In the Northwest suburbs of Wadsworth, Illinois, sits one of the most interesting homes ever built.  It was built in the shape of a giant pyramid.  The Gold Pyramid house was built by Jim and Linda Onan in 1977.  They have placed a giant statue of Ramses II and the house is surrounded by a moat. The Onans live in the house and provide tours of the home and on-site museum/gift shop for a small fee.  In addition, the son of Jim Onan has begun offering tours to Egypt.  Here are some of my pictures of the Pyramid House and a link to their website.

Gold Pyramid House

Wednesday, March 22, 2017

Volo Auto Museum & Haunted Tour

I've been to the Volo Auto Museum multiple times with family and highly recommend it. They have a host of various exhibits and cars ranging from classics to hollywood to historical cars. There is a bit of history in each car they display.  In addition to the cars, they also have a Military Museum with many original artifacts.  It's very good as well.  The grounds have a lot of room to walk around or sit and they have a pizza cafe (ShowBiz) on site as well.   Often times, they have live events (bands, sleep-overs, etc.) and are open most of the year.
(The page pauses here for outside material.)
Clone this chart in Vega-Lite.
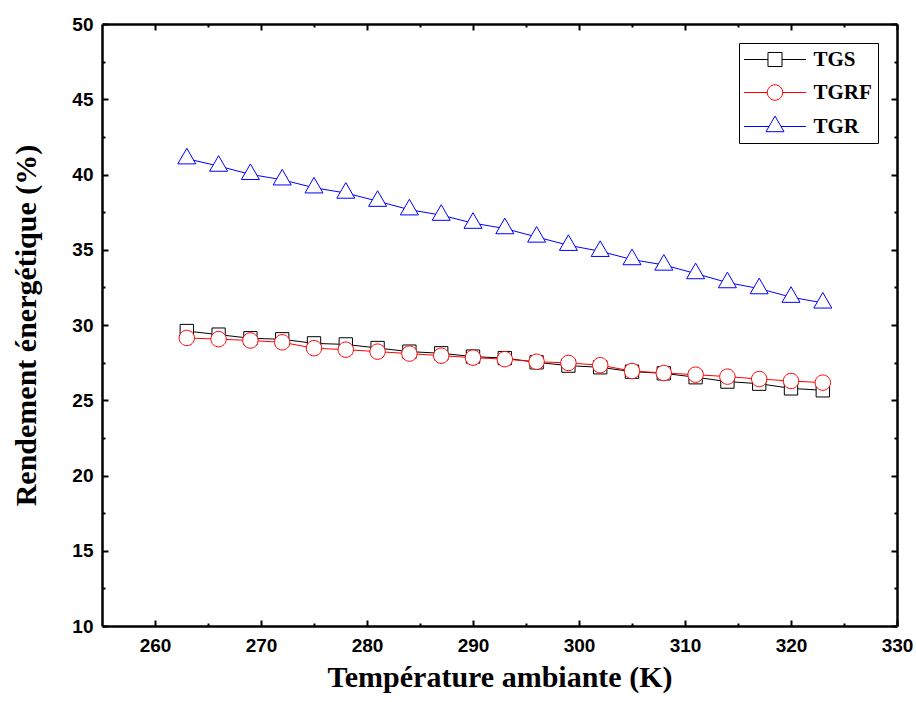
{
  "$schema": "https://vega.github.io/schema/vega-lite/v6.json",
  "width": 795,
  "height": 602,
  "autosize": {"type": "none"},
  "padding": {"left": 102, "top": 24, "right": 19, "bottom": 76},
  "background": "white",
  "config": {
    "view": {"stroke": null},
    "axis": {
      "domainColor": "black",
      "domainWidth": 2.5,
      "tickColor": "black",
      "tickWidth": 2,
      "grid": false,
      "labelFont": "Liberation Sans",
      "labelFontWeight": "bold",
      "labelFontSize": 19,
      "labelColor": "black",
      "titleFont": "Liberation Serif",
      "titleFontWeight": "bold",
      "titleFontSize": 30,
      "titleColor": "black",
      "labelFlush": false,
      "labelOverlap": false
    },
    "legend": {
      "orient": "top-right",
      "offset": 19,
      "padding": 6,
      "strokeColor": "black",
      "fillColor": "white",
      "symbolSize": 324,
      "symbolStrokeWidth": 1,
      "symbolFillColor": "white",
      "symbolOpacity": 1,
      "symbolOffset": 19.5,
      "labelOffset": 28,
      "labelFont": "Liberation Serif",
      "labelFontWeight": "bold",
      "labelFontSize": 21,
      "labelColor": "black",
      "rowPadding": 11
    }
  },
  "data": {
    "values": [
      {"series": "TGS", "T": 263, "R": 29.60},
      {"series": "TGS", "T": 266, "R": 29.36},
      {"series": "TGS", "T": 269, "R": 29.12},
      {"series": "TGS", "T": 272, "R": 29.05},
      {"series": "TGS", "T": 275, "R": 28.78},
      {"series": "TGS", "T": 278, "R": 28.71},
      {"series": "TGS", "T": 281, "R": 28.47},
      {"series": "TGS", "T": 284, "R": 28.23},
      {"series": "TGS", "T": 287, "R": 28.12},
      {"series": "TGS", "T": 290, "R": 27.90},
      {"series": "TGS", "T": 293, "R": 27.80},
      {"series": "TGS", "T": 296, "R": 27.52},
      {"series": "TGS", "T": 299, "R": 27.30},
      {"series": "TGS", "T": 302, "R": 27.19},
      {"series": "TGS", "T": 305, "R": 26.90},
      {"series": "TGS", "T": 308, "R": 26.79},
      {"series": "TGS", "T": 311, "R": 26.53},
      {"series": "TGS", "T": 314, "R": 26.24},
      {"series": "TGS", "T": 317, "R": 26.10},
      {"series": "TGS", "T": 320, "R": 25.79},
      {"series": "TGS", "T": 323, "R": 25.66},
      {"series": "TGRF", "T": 263, "R": 29.14},
      {"series": "TGRF", "T": 266, "R": 29.06},
      {"series": "TGRF", "T": 269, "R": 28.97},
      {"series": "TGRF", "T": 272, "R": 28.85},
      {"series": "TGRF", "T": 275, "R": 28.46},
      {"series": "TGRF", "T": 278, "R": 28.36},
      {"series": "TGRF", "T": 281, "R": 28.23},
      {"series": "TGRF", "T": 284, "R": 28.10},
      {"series": "TGRF", "T": 287, "R": 27.96},
      {"series": "TGRF", "T": 290, "R": 27.83},
      {"series": "TGRF", "T": 293, "R": 27.73},
      {"series": "TGRF", "T": 296, "R": 27.56},
      {"series": "TGRF", "T": 299, "R": 27.48},
      {"series": "TGRF", "T": 302, "R": 27.33},
      {"series": "TGRF", "T": 305, "R": 26.94},
      {"series": "TGRF", "T": 308, "R": 26.81},
      {"series": "TGRF", "T": 311, "R": 26.70},
      {"series": "TGRF", "T": 314, "R": 26.57},
      {"series": "TGRF", "T": 317, "R": 26.41},
      {"series": "TGRF", "T": 320, "R": 26.28},
      {"series": "TGRF", "T": 323, "R": 26.17},
      {"series": "TGR", "T": 263, "R": 41.05},
      {"series": "TGR", "T": 266, "R": 40.56},
      {"series": "TGR", "T": 269, "R": 40.01},
      {"series": "TGR", "T": 272, "R": 39.65},
      {"series": "TGR", "T": 275, "R": 39.12},
      {"series": "TGR", "T": 278, "R": 38.77},
      {"series": "TGR", "T": 281, "R": 38.23},
      {"series": "TGR", "T": 284, "R": 37.66},
      {"series": "TGR", "T": 287, "R": 37.30},
      {"series": "TGR", "T": 290, "R": 36.77},
      {"series": "TGR", "T": 293, "R": 36.41},
      {"series": "TGR", "T": 296, "R": 35.85},
      {"series": "TGR", "T": 299, "R": 35.30},
      {"series": "TGR", "T": 302, "R": 34.90},
      {"series": "TGR", "T": 305, "R": 34.35},
      {"series": "TGR", "T": 308, "R": 33.99},
      {"series": "TGR", "T": 311, "R": 33.42},
      {"series": "TGR", "T": 314, "R": 32.82},
      {"series": "TGR", "T": 317, "R": 32.42},
      {"series": "TGR", "T": 320, "R": 31.85},
      {"series": "TGR", "T": 323, "R": 31.47}
    ]
  },
  "layer": [
    {
      "mark": {"type": "line", "strokeWidth": 1},
      "encoding": {
        "x": {
          "field": "T",
          "type": "quantitative",
          "scale": {"domain": [255, 330], "nice": false, "zero": false},
          "axis": {
            "orient": "bottom",
            "title": "Température ambiante (K)",
            "values": [260, 265, 270, 275, 280, 285, 290, 295, 300, 305, 310, 315, 320, 325, 330],
            "labelExpr": "datum.value % 10 === 0 ? datum.label : ''",
            "tickSize": {"condition": {"test": "datum.value % 10 === 0", "value": -6}, "value": -3},
            "labelPadding": 16,
            "titlePadding": 4
          }
        },
        "y": {
          "field": "R",
          "type": "quantitative",
          "scale": {"domain": [10, 50], "nice": false, "zero": false},
          "axis": {
            "orient": "left",
            "title": "Rendement énergétique (%)",
            "values": [10, 12.5, 15, 17.5, 20, 22.5, 25, 27.5, 30, 32.5, 35, 37.5, 40, 42.5, 45, 47.5, 50],
            "labelExpr": "datum.value % 5 === 0 ? datum.label : ''",
            "tickSize": {"condition": {"test": "datum.value % 5 === 0", "value": -6}, "value": -3},
            "labelPadding": 15,
            "titlePadding": 30
          }
        },
        "color": {
          "field": "series",
          "type": "nominal",
          "scale": {"domain": ["TGS", "TGRF", "TGR"], "range": ["#000000", "#ff0000", "#0000ff"]},
          "legend": {"title": null}
        }
      }
    },
    {
      "transform": [{"filter": "datum.series === 'TGS'"}],
      "mark": {"type": "point", "shape": "M-0.74,-0.74L0.74,-0.74L0.74,0.74L-0.74,0.74Z", "filled": false, "fill": "white", "strokeWidth": 1, "size": 324, "opacity": 1},
      "encoding": {
        "x": {
          "field": "T",
          "type": "quantitative",
          "axis": {
            "orient": "top",
            "labels": false,
            "title": null,
            "values": [260, 265, 270, 275, 280, 285, 290, 295, 300, 305, 310, 315, 320, 325, 330],
            "tickSize": {"condition": {"test": "datum.value % 10 === 0", "value": -6}, "value": -3}
          }
        },
        "y": {
          "field": "R",
          "type": "quantitative",
          "axis": {
            "orient": "right",
            "labels": false,
            "title": null,
            "values": [10, 12.5, 15, 17.5, 20, 22.5, 25, 27.5, 30, 32.5, 35, 37.5, 40, 42.5, 45, 47.5, 50],
            "tickSize": {"condition": {"test": "datum.value % 5 === 0", "value": -6}, "value": -3}
          }
        },
        "color": {"field": "series", "type": "nominal", "legend": {"title": null}}
      }
    },
    {
      "transform": [{"filter": "datum.series === 'TGRF'"}],
      "mark": {"type": "point", "shape": "M-0.855,0A0.855,0.855 0 1,0 0.855,0A0.855,0.855 0 1,0 -0.855,0Z", "filled": false, "fill": "white", "strokeWidth": 1, "size": 324, "opacity": 1},
      "encoding": {
        "x": {"field": "T", "type": "quantitative", "axis": null},
        "y": {"field": "R", "type": "quantitative", "axis": null},
        "color": {"field": "series", "type": "nominal", "legend": {"title": null}}
      }
    },
    {
      "transform": [{"filter": "datum.series === 'TGR'"}],
      "mark": {"type": "point", "shape": "M0,-1.155L1,0.577L-1,0.577Z", "filled": false, "fill": "white", "strokeWidth": 1, "size": 324, "opacity": 1},
      "encoding": {
        "x": {"field": "T", "type": "quantitative", "axis": null},
        "y": {"field": "R", "type": "quantitative", "axis": null},
        "color": {"field": "series", "type": "nominal", "legend": {"title": null}}
      }
    },
    {
      "mark": {"type": "point", "filled": false, "fill": "white", "strokeWidth": 1, "size": 324, "opacity": 0},
      "encoding": {
        "color": {"field": "series", "type": "nominal", "legend": {"title": null}},
        "shape": {
          "field": "series",
          "type": "nominal",
          "scale": {
            "domain": ["TGS", "TGRF", "TGR"],
            "range": [
              "M-3.44,0L-0.78,0M0.78,0L3.44,0M-0.78,-0.78L0.78,-0.78L0.78,0.78L-0.78,0.78Z",
              "M-3.44,0L-0.855,0M0.855,0L3.44,0M-0.855,0A0.855,0.855 0 1,0 0.855,0A0.855,0.855 0 1,0 -0.855,0Z",
              "M-3.44,0L-0.667,0M0.667,0L3.44,0M0,-1.155L1,0.577L-1,0.577Z"
            ]
          },
          "legend": {"title": null}
        }
      }
    }
  ],
  "resolve": {"axis": {"x": "independent", "y": "independent"}}
}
In addition to their museum, the antique barn and antique malls have many things to look at and purchase.  I've never seen so many interesting things and each time I go, it seems there is something always new.
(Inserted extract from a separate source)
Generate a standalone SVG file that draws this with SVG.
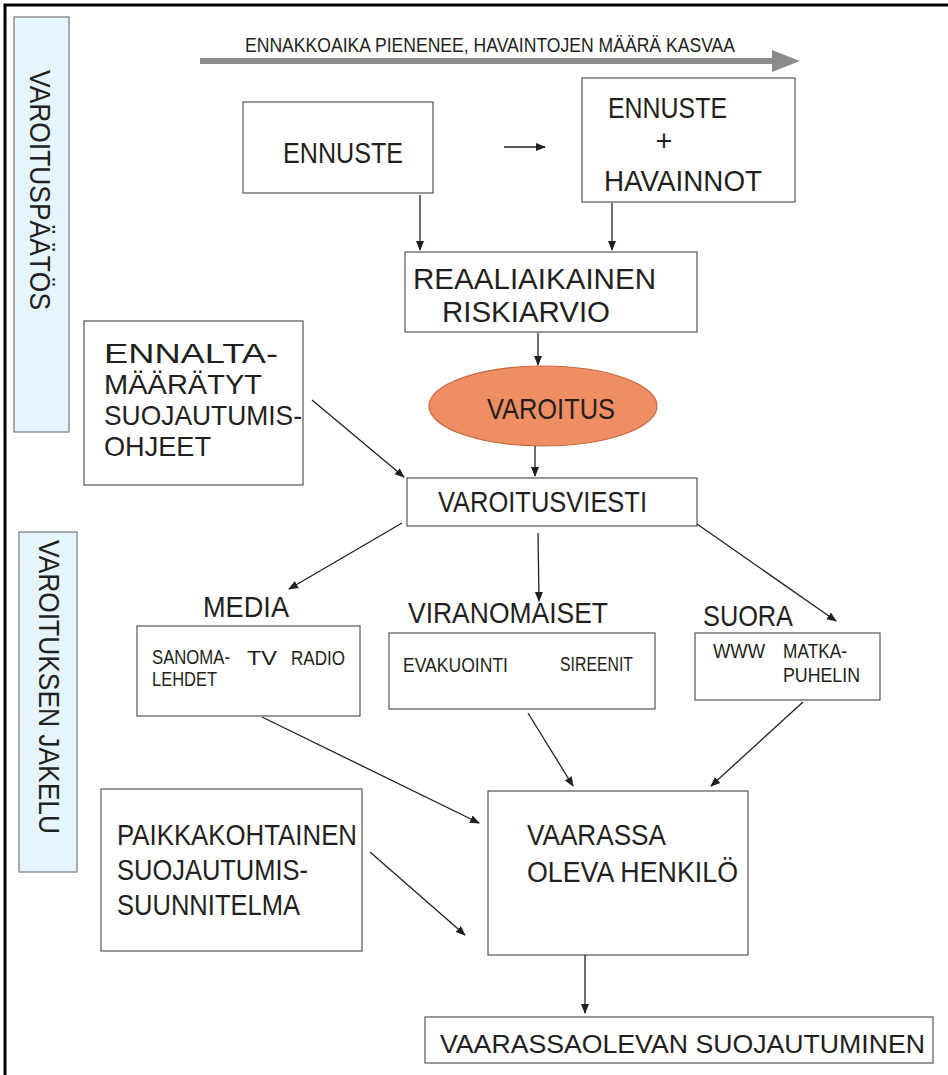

But, as I have already discussed, their antique barn seems to be haunted by a Civil War ghost and possibly others as well.   I wrote a book about my research and experiences there.  In addition to the stories and the old cemetery across the street, the Volo Auto Museum does a haunted trolly tour in the fall.  Last year I took this tour in October.   It was quite interesting.  I won't give too much away, but the most interesting thing of all was a display case (shown only on the tour) that showed the items found under the floorboard in the old farmhouse.  It included an old Civil War knapsack, a gun, some letters, and a case.  Here is a picture of it:

At the time I went on the tour, I hadn't received the federal records regarding Henry Wallace Gale, yet. After I received them, I was surprised to see what was listed as returned to the Gale family. It included clothing, a knapsack, and a few other written items I could not read.  Here is a copy of that record:

After a lot of research,  I believe one of the items listed that was hard to read, was a Walch gun. This Civil War era gun was commonly purchased by Union soldiers at the time and a picture of it found online seems very close to what was in the case.

I would highly recommend that the Grams family continue to look under the floorboards in the old farmhouse for Henry Wallace Gale's clothes and perhaps they could use a noninvasive method to find them without lifting up all the wood (or look near where the knapsack was found).